Teaching for Social Justice Amidst a Pandemic

— Written By
Mr. Texeira is pictured explaining a concept to his students.

Mr. Texeira is pictured explaining a concept to his students.

As Coronavirus cases continue to rise nationwide, many K-12 school districts are planning for a fall return that is at least partially online. This, at a time of growing economic insecurity and incalculable loss of life in the wake of the COVID-19 pandemic, as well as ongoing social unrest driven by generations of systemic racism.
In the midst of these dual crises, teaching for social justice has never been more important. Yet figuring out how best to address so much hardship can seem daunting to even the most experienced educator.
To gain some insight on navigating these challenges in the classroom, we reached out to Boston Public Schools’ Educator of the Year, Mr. Sam Texeira, and one of his former students, Rebecca.
Rebecca, one of Mr. Texeira's former students.

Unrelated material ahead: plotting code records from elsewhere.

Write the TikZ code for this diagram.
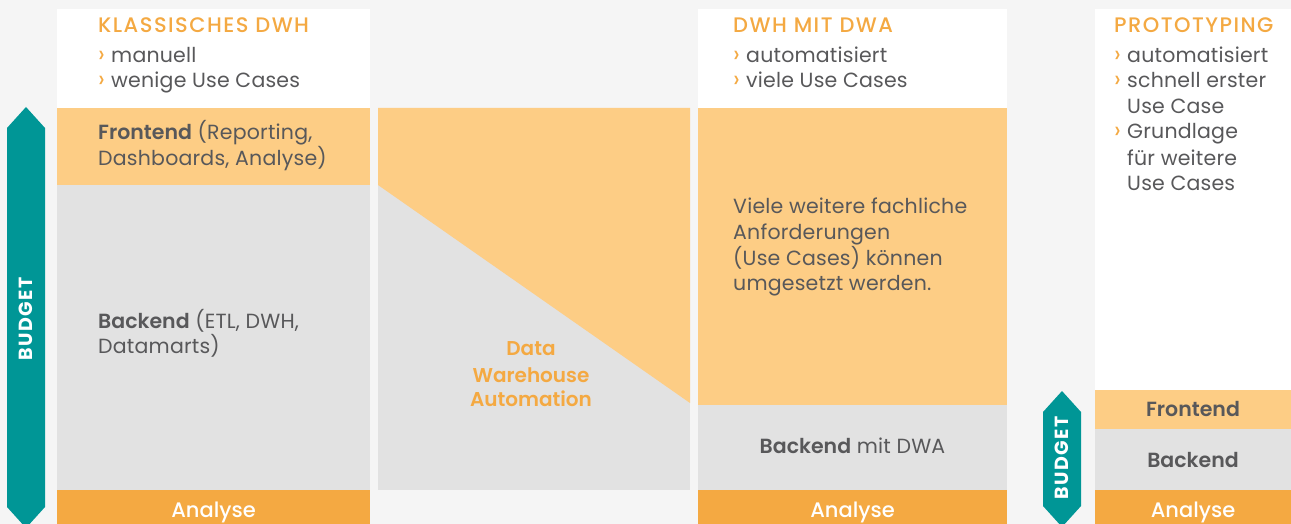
\documentclass[tikz,border=0pt]{standalone}
\usepackage{fontspec}
\setmainfont{Poppins}
\IfFontExistsTF{Poppins SemiBold}{\newfontfamily\semib{Poppins SemiBold}}{\newcommand\semib{\bfseries}}
\IfFontExistsTF{Poppins Medium}{\newfontfamily\medf{Poppins Medium}}{\newcommand\medf{\relax}}
\definecolor{bgc}{HTML}{F5F5F5}
\definecolor{orn}{HTML}{F4A942}
\definecolor{lorn}{HTML}{FDCD85}
\definecolor{lgr}{HTML}{E2E2E2}
\definecolor{teal}{HTML}{009696}
\definecolor{tgray}{HTML}{58585A}
\newcommand{\bul}{\makebox[13pt][l]{\color{orn}\fontsize{24}{26}\selectfont›}}
\newcommand{\nob}{\makebox[13pt][l]{}}
\newcommand{\semibtxt}[1]{{\semib #1}}
\begin{document}
\begin{tikzpicture}[x=1pt,y=-1pt,
  txt/.style={font=\fontsize{20.5}{26}\selectfont\addfontfeature{LetterSpace=1}, text=tgray, inner sep=0pt, anchor=base west},
  head/.style={font=\fontsize{21}{26}\selectfont\medf\addfontfeature{LetterSpace=7}, text=orn, inner sep=0pt, anchor=base west},
  ctxt/.style={txt, anchor=base},
  whitelbl/.style={font=\fontsize{21}{26}\selectfont\medf, text=white, inner sep=0pt, anchor=base},
  dwalbl/.style={font=\fontsize{20}{26}\selectfont\semib, text=orn, inner sep=0pt, anchor=base},
  budget/.style={font=\fontsize{19}{20}\selectfont\bfseries\addfontfeature{LetterSpace=8}, text=white, inner sep=0pt, rotate=90}]
\fill[bgc] (0,0) rectangle (1291,524);
\useasboundingbox (0,0) rectangle (1291,524);
% column 1
\fill[white] (57,9) rectangle (370,108);
\fill[lorn] (57,108) rectangle (370,185);
\fill[lgr] (57,185) rectangle (370,490);
\fill[orn] (57,490) rectangle (370,524);
% middle
\fill[lgr] (378,108) rectangle (690,490);
\fill[lorn] (378,108) -- (690,108) -- (690,403) -- (378,185) -- cycle;
% column 3
\fill[white] (698,9) rectangle (1007,108);
\fill[lorn] (698,108) rectangle (1007,405);
\fill[lgr] (698,405) rectangle (1007,490);
\fill[orn] (698,490) rectangle (1007,524);
% column 4
\fill[white] (1095,9) rectangle (1291,390);
\fill[lorn] (1095,390) rectangle (1291,429);
\fill[lgr] (1095,429) rectangle (1291,490);
\fill[orn] (1095,490) rectangle (1291,524);
% budget arrows
\fill[teal] (7,128) -- (26,107) -- (45,128) -- (45,507) -- (26,528) -- (7,507) -- cycle;
\fill[teal] (1043,412) -- (1062,391) -- (1081,412) -- (1081,506) -- (1062,527) -- (1043,506) -- cycle;
\node[budget] (bud1) at (26,319) {BUDGET};
\node[budget] (bud2) at (1062,458) {BUDGET};
% texts column 1
\node[head] (h1) at (98,33) {KLASSISCHES DWH};
\node[txt] (c1a) at (98,63) {\bul manuell};
\node[txt] (c1b) at (98,88) {\bul wenige Use Cases};
\node[txt] (fe1a) at (98,140) {\semibtxt{Frontend} (Reporting,};
\node[txt] (fe1b) at (98,166) {Dashboards, Analyse)};
\node[txt] (be1a) at (98,328) {\semibtxt{Backend} (ETL, DWH,};
\node[txt] (be1b) at (98,353) {Datamarts)};
\node[whitelbl] (an1) at (213.5,517) {Analyse};
% middle
\node[dwalbl] (d1) at (531,355) {Data};
\node[dwalbl] (d2) at (531,382) {Warehouse};
\node[dwalbl] (d3) at (531,406) {Automation};
% column 3
\node[head] (h3) at (733,33) {DWH MIT DWA};
\node[txt] (c3a) at (733,63) {\bul automatisiert};
\node[txt] (c3b) at (733,88) {\bul viele Use Cases};
\node[txt] (v1) at (733,213) {Viele weitere fachliche};
\node[txt] (v2) at (733,239) {Anforderungen};
\node[txt] (v3) at (733,265) {(Use Cases) können};
\node[txt] (v4) at (733,290) {umgesetzt werden.};
\node[ctxt] (be3) at (852.5,453) {\semibtxt{Backend} mit DWA};
\node[whitelbl] (an3) at (852.5,517) {Analyse};
% column 4
\node[head] (h4) at (1114,33) {PROTOTYPING};
\node[txt] (p1) at (1114,63) {\bul automatisiert};
\node[txt] (p2) at (1114,88) {\bul schnell erster};
\node[txt] (p3) at (1114,114) {\nob Use Case};
\node[txt] (p4) at (1114,139) {\bul Grundlage};
\node[txt] (p5) at (1114,165) {\nob für weitere};
\node[txt] (p6) at (1114,190) {\nob Use Cases};
\node[ctxt] (fe4) at (1193,416) {\semibtxt{Frontend}};
\node[ctxt] (be4) at (1193,467) {\semibtxt{Backend}};
\node[whitelbl] (an4) at (1193,517) {Analyse};
\end{tikzpicture}
\end{document}
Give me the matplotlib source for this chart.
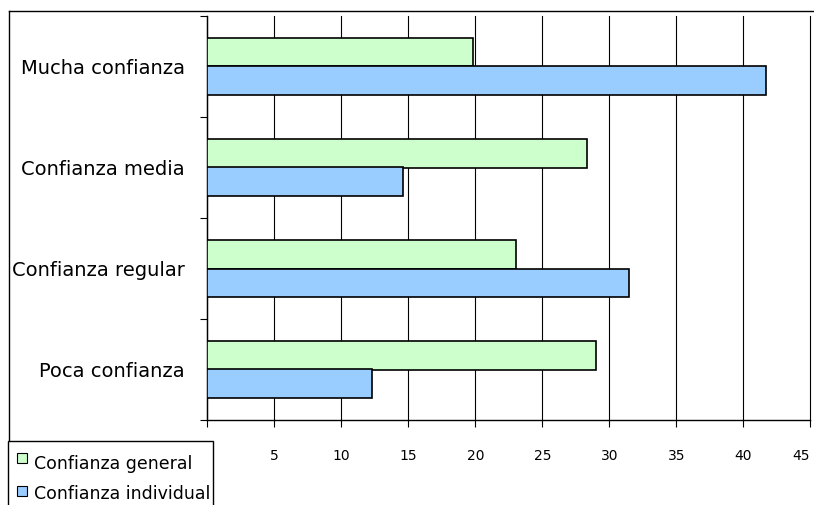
import matplotlib
matplotlib.use('Agg')
import numpy as np
import matplotlib.pyplot as plt
from matplotlib.patches import Rectangle
from matplotlib.lines import Line2D

categories = ['Poca confianza', 'Confianza regular', 'Confianza media', 'Mucha confianza']
series_names = ['Confianza general', 'Confianza individual']
general = [29.0, 23.0, 28.3, 19.8]
individual = [12.3, 31.5, 14.6, 41.7]
xticks = [0, 5, 10, 15, 20, 25, 30, 35, 40, 45]
colors = ['#CCFFCC', '#99CCFF']

W, H = 814, 505
plt.rcParams['font.family'] = ['DejaVu Sans']
fig = plt.figure(figsize=(W / 100, H / 100), dpi=100)
ax = fig.add_axes([207.3 / W, 85 / H, 603 / W, 404 / H])
ax.set_xlim(0, 45)
ax.set_ylim(-0.5, 3.5)

h = 0.287
y = np.arange(len(categories))
ax.barh(y + h / 2, general, height=h, color=colors[0], edgecolor='black', linewidth=1.2, zorder=3)
ax.barh(y - h / 2, individual, height=h, color=colors[1], edgecolor='black', linewidth=1.2, zorder=3)

ax.set_xticks(xticks)
ax.set_xticklabels([str(v) for v in xticks], fontsize=10)
ax.xaxis.grid(True, color='black', linewidth=0.8)
for gl in ax.get_xgridlines():
    gl.set_clip_on(False)
ax.set_axisbelow(True)
ax.tick_params(axis='x', direction='out', length=5, width=0.8, pad=16)
# keep the last tick label inside the picture
ax.get_xticklabels()[-1].set_ha('right')

ax.set_yticks(y)
ax.set_yticklabels(categories, fontsize=14)
ax.tick_params(axis='y', which='major', length=0, pad=16)
ax.set_yticks(np.arange(-0.5, len(categories), 1), minor=True)
ax.tick_params(axis='y', which='minor', length=5, width=0.8)

for s in ['top', 'right']:
    ax.spines[s].set_visible(False)
for s in ['left', 'bottom']:
    ax.spines[s].set_linewidth(1.0)

# outer chart border
fig.add_artist(Line2D([9 / W, 1], [1 - 11 / H] * 2, transform=fig.transFigure, color='black', lw=1.0))
fig.add_artist(Line2D([9 / W, 9 / W], [0, 1 - 11 / H], transform=fig.transFigure, color='black', lw=1.0))

# legend box
fig.add_artist(Rectangle((8 / W, -0.05), (213 - 8) / W, (1 - 441 / H) + 0.05,
                         transform=fig.transFigure, facecolor='white', edgecolor='black',
                         lw=1.0, zorder=10))
for i, (name, c) in enumerate(zip(series_names, colors)):
    my = 453 + 33 * i
    ty = 464 + 30 * i
    fig.add_artist(Rectangle((17 / W, 1 - (my + 10) / H), 10 / W, 10 / H,
                             transform=fig.transFigure, facecolor=c, edgecolor='black',
                             lw=0.8, zorder=11))
    fig.text(34 / W, 1 - ty / H, name, fontsize=12.5, va='center', ha='left', zorder=12)

fig.savefig('out.png', dpi=100)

Rebecca, one of Mr. Texeira’s former students.

Our conversation covered a lot of ground, including how teachers can work with students to nurture connection, cultivate critical reflection, and encourage informed civic action. We also discussed how Rebecca is putting some of her sociopolitical education to practice by working with her city council member, Andrea Campbell, to address issues impacting young people during the COVID-19 outbreak.
Despite the uncertainty that lies ahead, Mr. Texeira and Rebecca remind us that there are reasons to be hopeful — especially when teachers and students work together for a better future.
Listen to the full episode and then check out our Questions for Extended Dialogue below to keep the conversation going.

Questions for Extended Dialogue

  1. What’s one thing you need your teacher(s) to know so that they can better support you during this time?
  2. When referring to students’ relationship to teachers, Mr. Texeira quoted the popular adage: “They don’t care how much you know until they know how much you care.” Do you agree with this sentiment? Why or why not?
  3. According to Mr. Texeira, the pandemic has made clear that a lot of important learning happens outside the classroom. What have you learned about yourself, others, or the world since the pandemic started?
  4. Rebecca wrote a letter to her city council member to address the ways in which young people, particularly college students, are being impacted by the pandemic. What is one way you have addressed or thought about addressing a social issue you care about?
  5. Has a teacher ever encouraged you to enact an idea aimed at creating social change? What what the result?
  6. What should the role of schools be when it comes to activism and civic engagement?